Time’s inexorable march did the franchise and its creators no favors. Years of inconsequential and inscrutable later sequels, spin-offs and tie-ins turned the story into a mess of loose threads, dead ends and conflict. At some point, time travel and a concept similar to Horcruxes were introduced. As this stream of side games was released, we asymptotically approached Kingdom Hearts III. Over a decade, almost a decade and a half, of promised release dates, sneak peeks, trailer reveals, and snippets of gameplay footage. Every moment overanalyzed by fans looking for any indication as to what the new game will bring. Kingdom Hearts III was destined to explode with brave foolishness, or it would sputter out. It shot for the stars but couldn’t reach escape velocity and came slamming back down to earth.

Kingdom Hearts III was an incredibly cynical game, devoid of joy and a raison d’être. It was an attempt to cash in on nearly 15 years of nostalgia and speculation, trying to activate the 13-year-old soul of an audience who was in their mid-to-late 20s at this point. It was not the first time this year Disney would try to do this very thing, and Disney would not be alone in its efforts to make what was old new again – but safer, you know? Free from controversy. Activision made Call of Duty: Modern Warfare again, a game that somehow has no politics but wants to show you what war is “really” about. One of the best Switch games of the year, according to the people who played it, was The Legend of Zelda: Link’s Awakening, a remake of a game from 1992. On the other hand, Wolfenstein: Youngbloods was not a particularly good game, much less a good Wolfenstein game. Pokemon: Sword andShield was… basically fine, if a beat-for-beat rehashing of every Pokemon game that came before it.

We’re all really fucking excited for Final Fantasy VII Remake I guess. And that new Half-Life game.

I’ve been struggling with my growing unease around all this nostalgia baiting.

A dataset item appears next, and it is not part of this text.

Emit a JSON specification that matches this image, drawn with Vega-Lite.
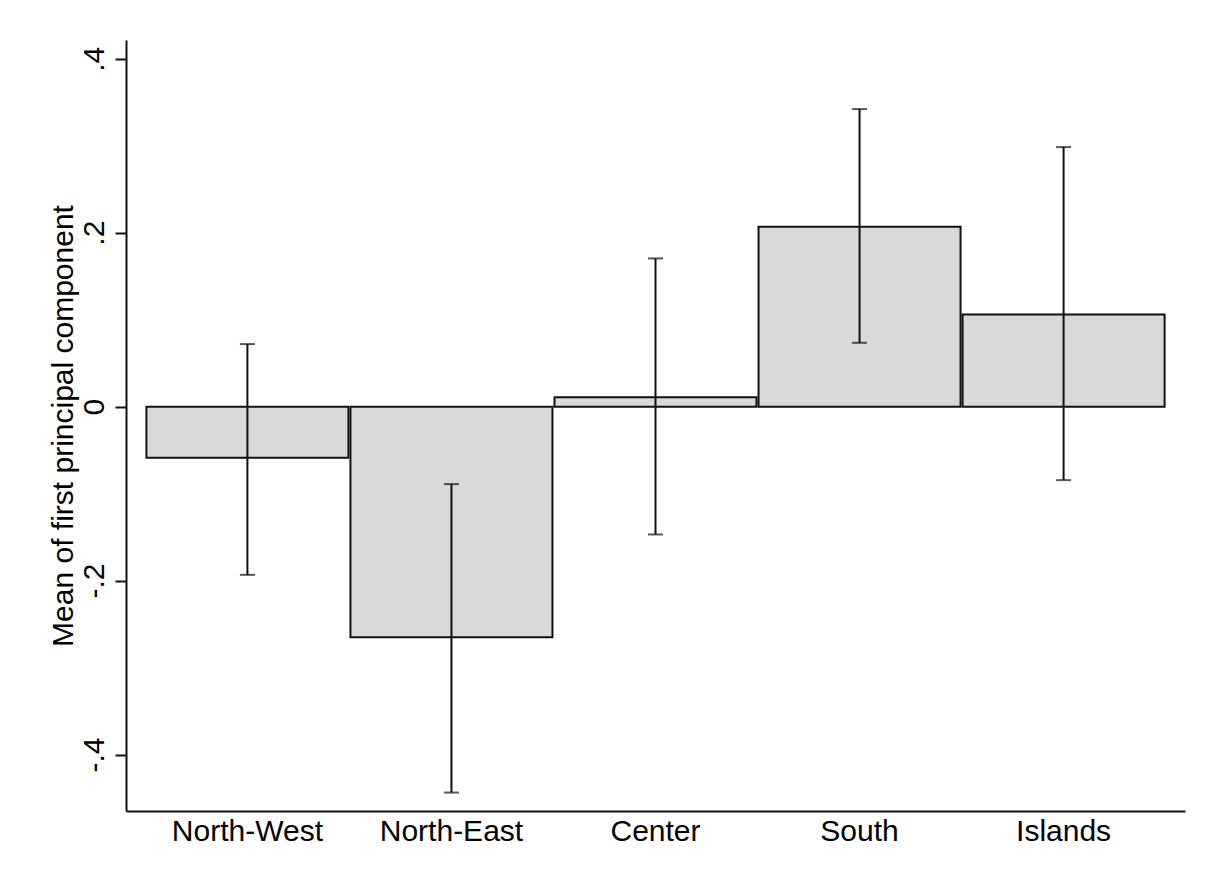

All of these franchises, all of these properties, from Star Wars to Stranger Things, shoving experiences in our faces going, “YOU LIKED THESE BEFORE LIKE IT AGAIN COME ON GOD DAMMIT”. This is what turning into a curmudgeon feels like. But some of that is justified.

Nostalgia baiting breeds traditionalism breeds the kind of reactionary politics we see all over the place today. You don’t just want the new live-action beat-for-beat retelling of The Lion King, you want to go back to when you were a small child seeing the animated Lion King for the first time. You yearn for a golden time, a simpler time, ignoring that at no time does this really exist. This kind of poisonous desire to go backwards exists in media, in politics, in life – it’s the lifeblood of the alt-right. The world has gotten too complex, too uncertain, and that can’t fucking happen to the totems of normalcy you hold onto. The desire to go back turns in on itself, becomes a recursive loop. You can’t let the past die. You certainly can’t kill it. 

Nostalgia is, itself, a death cult. In your desire to go backward, people who rely on forward progress to live will be snuffed out. This isn’t just about video games anymore, or movies, or popular media in general. It’s not just about votes in an election. It’s about undocumented kids dying in concentration camps and trans women being murdered in cold blood. It’s about journalists being harassed, detained at border crossings and in airports, and killed at home and abroad. It’s about fascist militias taking up residence across the country and around the world, all in the name of going back. The world you want will be lifeless. 

It would be easy to mistake this piece as a lamentation, as if the dead world that nostalgia promises is already here. But that’s not the case. 2020 has a chance, as do all new years, to be incredibly bright. We can win against the forces of stagnation, against the incessant demand to submit to nostalgia. Start small. Challenge yourself to try a new food you’ve never tried. Read a book by an author you haven’t heard of. Go see a movie that isn’t getting billions of dollars at the box office. Step out of your cultural comfort zone. And then work your way up. Challenge the casual everyday racism, or homophobia, or transphobia around you (and within you). Organize your workplace against unfair labor practices. Fight for justice in your city. And make your efforts inclusive of everyone – especially those who may not have the time, energy or literal ability to lead those efforts themselves.

Ultimately, the future is in our hands. We can’t go back, we can’t escape, so let’s embrace it, let’s move forward together, let’s fight together, let’s support each other and create a real world we want to live in.